Legambiente: “Serve intervento coordinato e strutturale”
Sintetizzando, dunque, la situazione al momento non è strettamente emergenziale, ma è in continua evoluzione e si muove all’interno di un contesto precario, in cui i valori di inquinamento dell’aria sono sempre al limite e dipendenti da condizioni meteo in costante mutamento. Tradotto: senza un vero e proprio impegno strutturale è altamente improbabile arrivare a un concreto cambio di rotta. È ciò che viene ribadito anche da Legambiente Emilia-Romagna all’indomani della pubblicazione, a livello nazionale, del report “Mal’Aria di Città 2024” dedicato proprio alla situazione dell’inquinamento atmosferico in tutto il Paese. Report che ha confermato la situazione fragile e difficile del nostro territorio. “ I dati del 2023 ci dicono che il processo di riduzione delle concentrazioni nelle città emiliano romagnole è troppo lento. – emerge dallo studio – A Modena e Ravenna è già stata superata la metà degli sforamenti del valore di PM10 consentiti in un anno (rispettivamente 21 e 19 sui 35 possibili al 6 febbraio), altre città sono al limite (Ferrara, Piacenza e Rimini con 17). Abbiamo anche assistito al fenomeno della cosiddetta ‘neve chimica’, ovvero nebbia che a causa dell’abbassamento delle temperature gela e cade al suolo come fosse neve; una neve pericolosissima,però, perché è un aggregato di inquinanti, spore e altri allergeni che si depositano nei nostri polmoni, aumentando i casi di asma e bronchite cronica”.
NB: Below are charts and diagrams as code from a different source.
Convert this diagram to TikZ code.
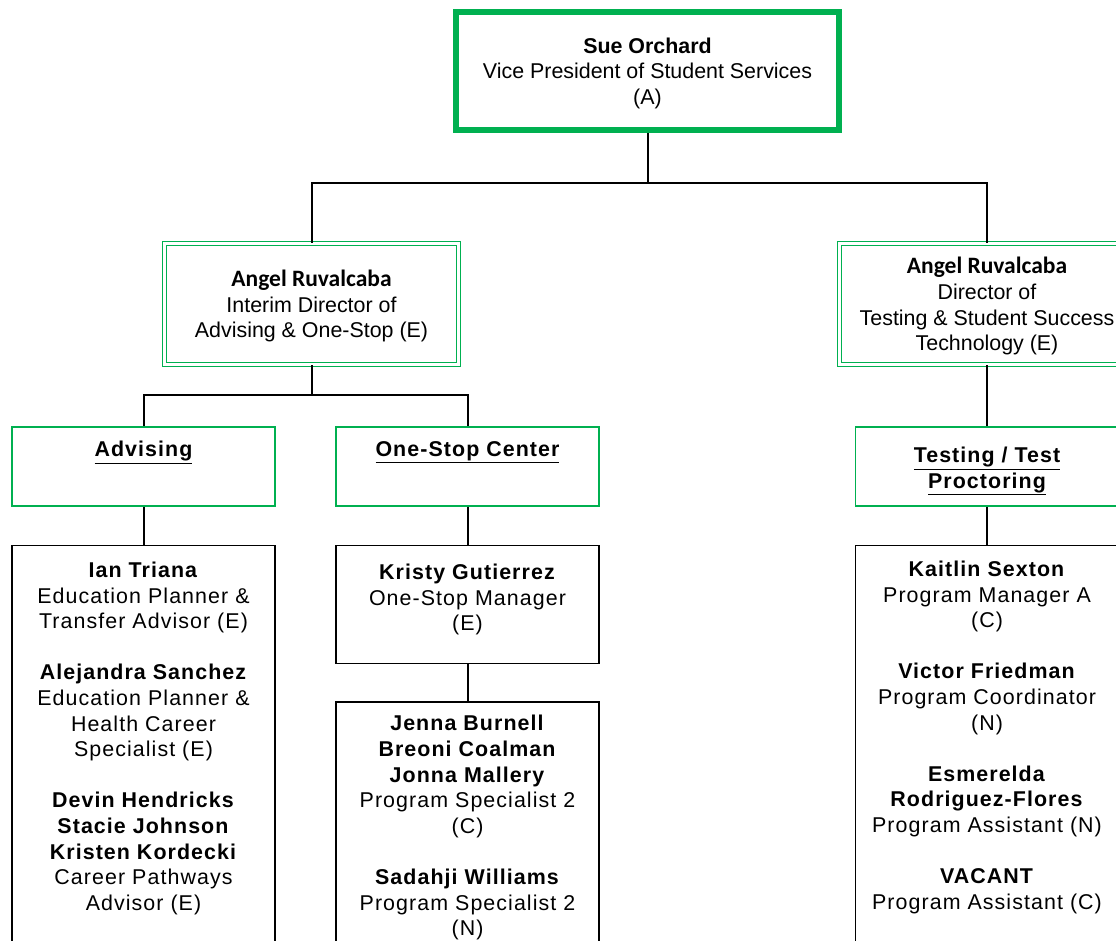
\documentclass[tikz,border=0pt]{standalone}
\usepackage{fontspec}
\setmainfont{Liberation Sans}
\newfontfamily\calibri{Carlito}
\usepackage{xcolor}
\usetikzlibrary{positioning}
\definecolor{offgreen}{HTML}{00B050}

\begin{document}
\begin{tikzpicture}[
        x=1pt, y=-1pt,
        font=\fontsize{21.4pt}{25.6pt}\selectfont,
        topbox/.style={rectangle, draw=offgreen, line width=6pt, minimum width=383pt, minimum height=118pt, align=center, inner sep=0pt, text depth=0pt},
        dirbox/.style={rectangle, draw=offgreen, double=white, double distance=2.5pt, line width=1.2pt, minimum width=294pt, minimum height=121pt, align=center, inner sep=0pt, text depth=0pt},
        unitbox/.style={rectangle, draw=offgreen, line width=1.5pt, minimum width=263pt, minimum height=79pt},
        staffbox/.style={rectangle, draw, line width=1.5pt, minimum width=263pt},
        names/.style={align=center, inner sep=0pt, font=\fontsize{21.4pt}{25.6pt}\selectfont\addfontfeature{LetterSpace=5}},
        link/.style={line width=2pt}
    ]
    \useasboundingbox (0,0) rectangle (1116,940);
    \clip (0,0) rectangle (1116,940);

    % Vice president
    \node (vp) [topbox] at (647.5,71) {\textbf{Sue Orchard}\\Vice President of Student Services\\(A)};

    % Directors
    \node (advdir) [dirbox] at (311.5,304) {{\calibri\bfseries\fontsize{23.5pt}{25.6pt}\selectfont Angel Ruvalcaba}\\Interim Director of\\Advising \& One-Stop (E)};
    \node (testdir) [dirbox, minimum width=295pt] at (987,304) {{\calibri\bfseries\fontsize{23.5pt}{25.6pt}\selectfont Angel Ruvalcaba}\\Director of\\Testing \& Student Success\\Technology (E)};
    \draw[link] (vp.south) -- ++(0,50) -| (advdir.north);
    \draw[link] (vp.south) -- ++(0,50) -| (testdir.north);

    % Units
    \node (advising) [unitbox] at (143.5,466.5) {};
    \node (onestop) [unitbox] at (467.5,466.5) {};
    \node (testing) [unitbox] at (987,466.5) {};
    \node (advisinglabel) [names, below=15pt of advising.north] {\textbf{\underline{Advising}}};
    \node (onestoplabel) [names, below=15pt of onestop.north] {\textbf{\underline{One-Stop Center}}};
    \node (testinglabel) [names, below=21pt of testing.north] {\textbf{\underline{Testing / Test}}\\\textbf{\underline{Proctoring}}};
    \draw[link] (advdir.south) -- ++(0,30) -| (advising.north);
    \draw[link] (advdir.south) -- ++(0,30) -| (onestop.north);
    \draw[link] (testdir.south) -- (testing.north);

    % Staff
    \node (advstaff) [staffbox, minimum height=450pt, below=38pt of advising] {};
    \node (advnames) [names, below=17pt of advstaff.north] {\textbf{Ian Triana}\\Education Planner \&\\Transfer Advisor (E)\\[25.6pt]
        \textbf{Alejandra Sanchez}\\Education Planner \&\\Health Career\\Specialist (E)\\[25.6pt]
        \textbf{Devin Hendricks}\\\textbf{Stacie Johnson}\\\textbf{Kristen Kordecki}\\Career Pathways\\Advisor (E)};
    \node (osmanager) [staffbox, names, minimum height=118pt, text depth=14.5pt, below=38pt of onestop] {\textbf{Kristy Gutierrez}\\One-Stop Manager\\(E)};
    \node (osstaff) [staffbox, minimum height=300pt, below=37pt of osmanager] {};
    \node (osnames) [names, below=14pt of osstaff.north] {\textbf{Jenna Burnell}\\\textbf{Breoni Coalman}\\\textbf{Jonna Mallery}\\Program Specialist 2\\(C)\\[25.6pt]
        \textbf{Sadahji Williams}\\Program Specialist 2\\(N)};
    \node (teststaff) [staffbox, minimum height=450pt, below=38pt of testing] {};
    \node (testnames) [names, below=16pt of teststaff.north] {\textbf{Kaitlin Sexton}\\Program Manager A\\(C)\\[25.6pt]
        \textbf{Victor Friedman}\\Program Coordinator\\(N)\\[25.6pt]
        \textbf{Esmerelda}\\\textbf{Rodriguez-Flores}\\Program Assistant (N)\\[25.6pt]
        \textbf{VACANT}\\Program Assistant (C)};
    \draw[link] (advising) -- (advstaff);
    \draw[link] (onestop) -- (osmanager);
    \draw[link] (osmanager) -- (osstaff);
    \draw[link] (testing) -- (teststaff);

\end{tikzpicture}
\end{document}
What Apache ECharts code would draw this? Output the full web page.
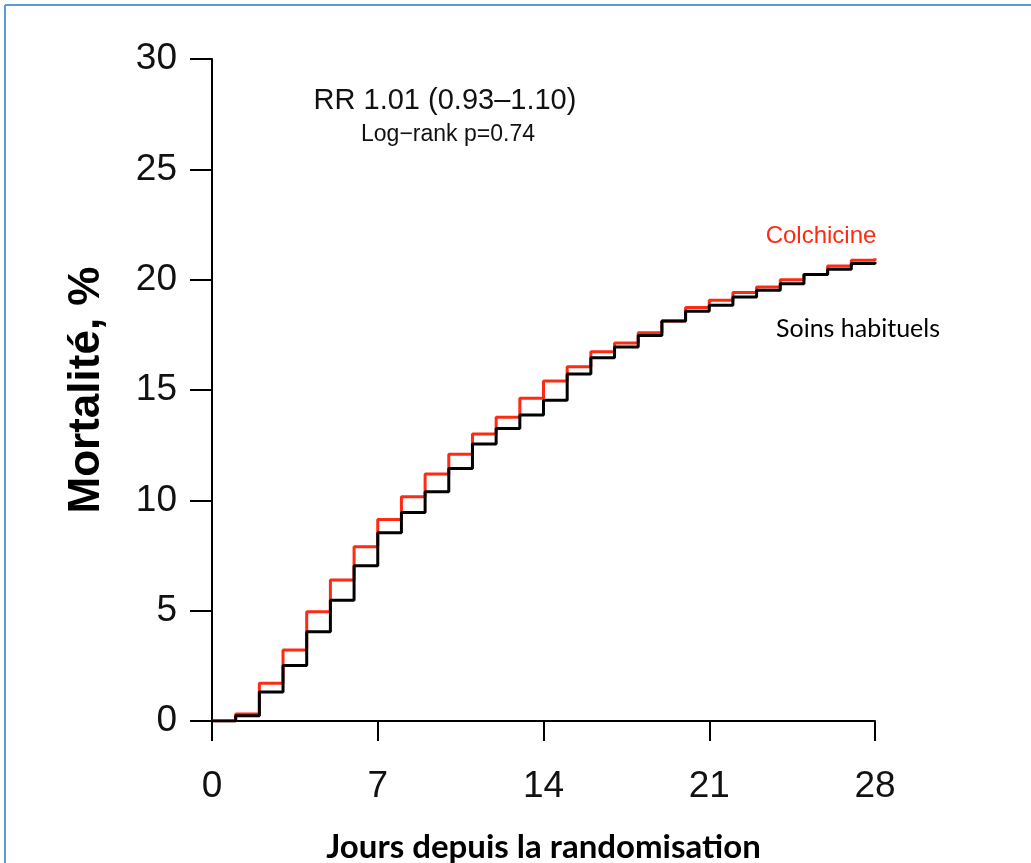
<!DOCTYPE html>
<html>
<head>
<meta charset="utf-8">
<script src="https://cdn.jsdelivr.net/npm/echarts@6/dist/echarts.min.js"></script>
<style>
html,body{margin:0;padding:0;background:#fff}
#main{width:1031px;height:863px}
</style>
</head>
<body>
<div id="main"></div>
<script>
// jours depuis la randomisation
const days = [0,1,2,3,4,5,6,7,8,9,10,11,12,13,14,15,16,17,18,19,20,21,22,23,24,25,26,27,28];
// mortalité cumulée, %
const colchicine = [0,0.32,1.71,3.22,4.95,6.39,7.9,9.13,10.16,11.19,12.09,13.01,13.77,14.63,15.41,16.05,16.73,17.13,17.6,18.13,18.74,19.07,19.42,19.67,20.0,20.23,20.62,20.88,20.97];
const soinsHabituels = [0,0.24,1.31,2.52,4.05,5.47,7.03,8.53,9.45,10.39,11.44,12.55,13.26,13.87,14.54,15.72,16.46,16.95,17.47,18.13,18.57,18.84,19.22,19.52,19.82,20.23,20.47,20.73,20.8];
const xTicks = [0,7,14,21,28];
const yTicks = [0,5,10,15,20,25,30];

const chart = echarts.init(document.getElementById('main'));

const axisFont = 'Liberation Sans, Arial, sans-serif';

const option = {
    animation: false,
    backgroundColor: '#fff',
    grid: {left: 212, right: 156, top: 59, bottom: 142, containLabel: false, outerBoundsMode: 'none'},
    xAxis: {
        type: 'value',
        min: xTicks[0],
        max: xTicks[xTicks.length - 1],
        interval: xTicks[1] - xTicks[0],
        axisLine: {show: true, onZero: false, lineStyle: {color: '#000', width: 2}},
        axisTick: {show: true, length: 20, lineStyle: {color: '#000', width: 2}},
        axisLabel: {fontSize: 37, color: '#111', margin: 47, fontFamily: axisFont},
        splitLine: {show: false},
        name: 'Jours depuis la randomisation',
        nameLocation: 'middle',
        nameGap: 110,
        nameTextStyle: {fontFamily: 'Lato', fontWeight: 'bold', fontSize: 33, color: '#000'}
    },
    yAxis: {
        type: 'value',
        min: yTicks[0],
        max: yTicks[yTicks.length - 1],
        interval: yTicks[1] - yTicks[0],
        axisLine: {show: true, lineStyle: {color: '#000', width: 2}},
        axisTick: {show: true, length: 22, lineStyle: {color: '#000', width: 2}},
        axisLabel: {fontSize: 37, color: '#111', margin: 35, fontFamily: axisFont},
        splitLine: {show: false},
        name: 'Mortalité, %',
        nameLocation: 'middle',
        nameGap: 103,
        nameTextStyle: {fontFamily: axisFont, fontWeight: 'bold', fontSize: 44, color: '#000'}
    },
    series: [
        {
            name: 'Colchicine',
            type: 'line',
            step: 'end',
            symbol: 'none',
            data: days.map((d, i) => [d, colchicine[i]]),
            lineStyle: {color: '#ff2a12', width: 3},
            z: 2
        },
        {
            name: 'Soins habituels',
            type: 'line',
            step: 'end',
            symbol: 'none',
            data: days.map((d, i) => [d, soinsHabituels[i]]),
            lineStyle: {color: '#000', width: 3},
            z: 3
        }
    ],
    graphic: [
        // cadre bleu
        {type: 'line', shape: {x1: 5, y1: 5, x2: 1031, y2: 5}, style: {stroke: '#5b9bd5', lineWidth: 2}},
        {type: 'line', shape: {x1: 5, y1: 5, x2: 5, y2: 863}, style: {stroke: '#5b9bd5', lineWidth: 2}},
        {type: 'text', x: 445, y: 101, style: {text: 'RR 1.01 (0.93–1.10)', font: '29px Liberation Sans', fill: '#111', textAlign: 'center', textVerticalAlign: 'middle'}},
        {type: 'text', x: 448, y: 135, style: {text: 'Log−rank p=0.74', font: '23px Liberation Sans', fill: '#111', textAlign: 'center', textVerticalAlign: 'middle'}},
        {type: 'text', x: 821, y: 236, style: {text: 'Colchicine', font: '24px Liberation Sans', fill: '#ff2a12', textAlign: 'center', textVerticalAlign: 'middle'}},
        {type: 'text', x: 858, y: 329, style: {text: 'Soins habituels', font: '25px Lato', fill: '#000', textAlign: 'center', textVerticalAlign: 'middle'}}
    ]
};

chart.setOption(option);
</script>
</body>
</html>
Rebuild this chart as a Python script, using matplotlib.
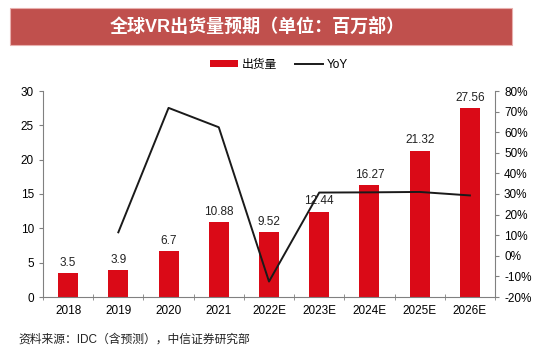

Come invertire la rotta? Risponde Davide Ferraresi (nella foto), presidente di Legambiente Emilia-Romagna. “ Per le criticità del contesto emiliano-romagnolo, inserito nel territorio del bacino padano, occorrerà intervenire in modo coordinato sui tre principali settori responsabili delle emissioni: agricoltura, trasporti e impianti di riscaldamento. – le sue parole – Se sul versante della mobilità si avviano trasformazioni rilevanti nel contesto urbano, come nel caso delle città a 30 km/h, restano da risolvere le debolezze dei sistemi di trasporto pubblico e da eliminare gli stanziamenti di risorse a sostegno di nuove infrastrutture autostradali, assolutamente controproducenti per il raggiungimento degli obiettivi. Occorre poi avviare una seria riflessione sui vincoli posti alle attività produttive, sia nel settore zootecnico sia in quello industriale”. Per non dimenticare che la crescita economica non può mai e poi mai avere la priorità sulla tutela della salute dei cittadini. Come spesso, purtroppo, accade.